«Ignorer la guerre» : les sociétés civiles russes et l’Ukraine 

RUSSIA, MOSCOW - FEBRUARY 17, 2023: A pioneer reads a newspaper at a concert marking the 30th anniversary of the reestablishment of the Russian Communist Party in the Pillar Hall of the House of the Unions. Alexander Shcherbak/TASS/Sipa USA/44540162/IB/2302171753

En deux clins d’œil, l’élève et le professeur se sont compris. C’était, en janvier dernier, un banal jour d’examen à l’institut de linguistique de Moscou. Au milieu des questions d’épreuves orales, dans l’anonymat d’une salle de classe, l’élève s’est vu interroger  : « définissez ce qu’est un ‘euphémisme’ et donnez des exemples ». Anodine, la question du professeur n’était pas a priori politique. La réponse, elle, n’a pas manqué de malice. « ‘L’opération militaire spéciale’ est un bon exemple actuel de formulations atténuées qu’on utilise pour éviter des expressions plus choquantes et déplaisantes, mais plus crues et réelles… », a répliqué l’élève, du tac au tac. Le professeur lui a répondu par un sourire complice. « Entre opposants de l’invasion russe en Ukraine, cette guerre qui n’est pas la nôtre, nous nous sommes compris  ! », a-t-il ensuite confié. Avec prudence cependant, précaution nécessaire en pleine vague de répression en Russie contre toute voix critique du pouvoir. C’est d’ailleurs afin de protéger nos sources que, dans cet article, nous resterons flous sur l’identité de nos très nombreux interlocuteurs.

Depuis un an, depuis le 24 février 2022 et le début de « l’opération militaire spéciale » du Kremlin en Ukraine selon la litote officielle, les sociétés civiles russes se sont habituées à la fois aux expressions simplistes et aux circonvolutions symboliques. D’un côté la propagande qui, à la télévision mais aussi avec de multiples relais dans la société, a répété les formules du président Vladimir Poutine pour justifier une opération dite de « libération » des territoires russes. De l’autre côté, face aux litotes officielles, des moyens détournés et imagés pour exprimer indirectement une opposition qui, affichée trop ouvertement, peut tomber sous le coup de poursuites judiciaires au nom des nouvelles règles sur la « discréditation » des forces armées, avec jusqu’à quinze ans de prison. Aux antipodes, ces réactions opposées ont souvent conduit à des tensions intergénérationnelles au sein même des familles, les plus âgés regardant la télévision et se rangeant derrière le Kremlin, les plus jeunes s’informant davantage sur Internet et osant s’opposer au pouvoir.
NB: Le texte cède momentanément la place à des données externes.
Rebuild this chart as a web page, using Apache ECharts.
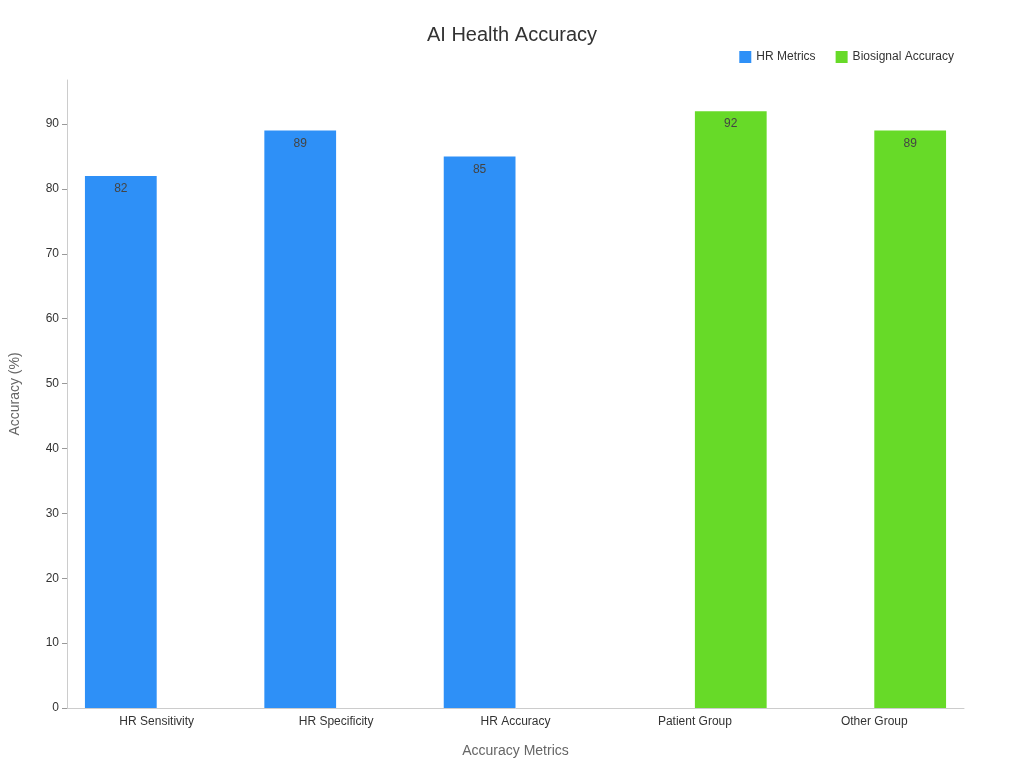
<!DOCTYPE html>
<html>
<head>
<meta charset="utf-8">
<script src="https://cdn.jsdelivr.net/npm/echarts@6/dist/echarts.min.js"></script>
<style>html,body{margin:0;padding:0;background:#fff}#main{width:1024px;height:768px}</style>
</head>
<body>
<div id="main"></div>
<script>
var categories = ['HR Sensitivity', 'HR Specificity', 'HR Accuracy', 'Patient Group', 'Other Group'];
var hrMetrics = [82, 89, 85, null, null];
var biosignal = [null, null, null, 92, 89];

var chart = echarts.init(document.getElementById('main'));
var labelStyle = { show: true, position: 'insideTop', color: '#444', fontSize: 12, offset: [0, 2] };
chart.setOption({
    title: { text: 'AI Health Accuracy', left: 'center', top: 20, textStyle: { fontSize: 20, fontWeight: 'normal', color: '#333' } },
    legend: { right: 65, top: 46, itemWidth: 12, itemHeight: 12, icon: 'rect', textStyle: { fontSize: 12, color: '#333' }, itemGap: 20, data: ['HR Metrics', 'Biosignal Accuracy'] },
    grid: { left: 59, right: 60, top: 80, bottom: 60 },
    xAxis: {
        type: 'category', data: categories,
        name: 'Accuracy Metrics', nameLocation: 'middle', nameGap: 36,
        nameTextStyle: { fontSize: 14, color: '#666' },
        axisLine: { lineStyle: { color: '#ccc' } }, axisTick: { show: false },
        axisLabel: { color: '#333', fontSize: 12 }
    },
    yAxis: {
        type: 'value', min: 0, max: 96.8, interval: 10,
        name: 'Accuracy (%)', nameLocation: 'middle', nameGap: 45,
        nameTextStyle: { fontSize: 14, color: '#666' },
        axisLine: { show: true, lineStyle: { color: '#ccc' } },
        axisTick: { show: true, lineStyle: { color: '#999' } },
        axisLabel: { color: '#333', fontSize: 12, showMaxLabel: false },
        splitLine: { show: false }
    },
    series: [
        { name: 'HR Metrics', type: 'bar', data: hrMetrics, barWidth: '40%', barGap: '0%', itemStyle: { color: '#2e90f7' }, label: labelStyle },
        { name: 'Biosignal Accuracy', type: 'bar', data: biosignal, barWidth: '40%', itemStyle: { color: '#67da28' }, label: labelStyle }
    ]
});
</script>
</body>
</html>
(…) Aujourd’hui, la majorité des Russes n’appartiennent en fait à aucun de ces deux groupes. Ils ont fini par préférer ignorer la guerre, ne regardant plus les informations, se tenant loin des sources de propagande comme de toute forme d’opposition, se concentrant sur leur vie privée, se méfiant des discussions (même en famille) et de toute possible délation (au travail, à l’université). Une sorte d’« émigration intérieure » déjà bien connue à l’époque soviétique. Certains se réfugient dans l’alcool ou les anti-dépresseurs dont les consommations auraient augmenté depuis un an. D’autres cherchent ailleurs des échappatoires  : à Moscou, les théâtres font salles combles et l’on surprend parfois des adultes en manque d’oxygène dans les cinémas montrant des dessins animés pour enfants. De plus en plus, le sujet du conflit en Ukraine est évité pendant les dîners familiaux. Une forme de passivité. Cela concerne les grands-mères abreuvées de propagande. Mais aussi des jeunes éduqués, avec de bons emplois, qui ne croient ni Poutine ni la propagande mais dont la seule ambition est de rester à l’écart et de sauver leur petite vie. La souffrance des Ukrainiens a laissé largement indifférent. Malgré la fermeture des médias indépendants et les divers blocages d’Internet, il est pourtant toujours possible de s’informer. La plupart des Russes ne le font cependant pas, s’en remettant au pouvoir.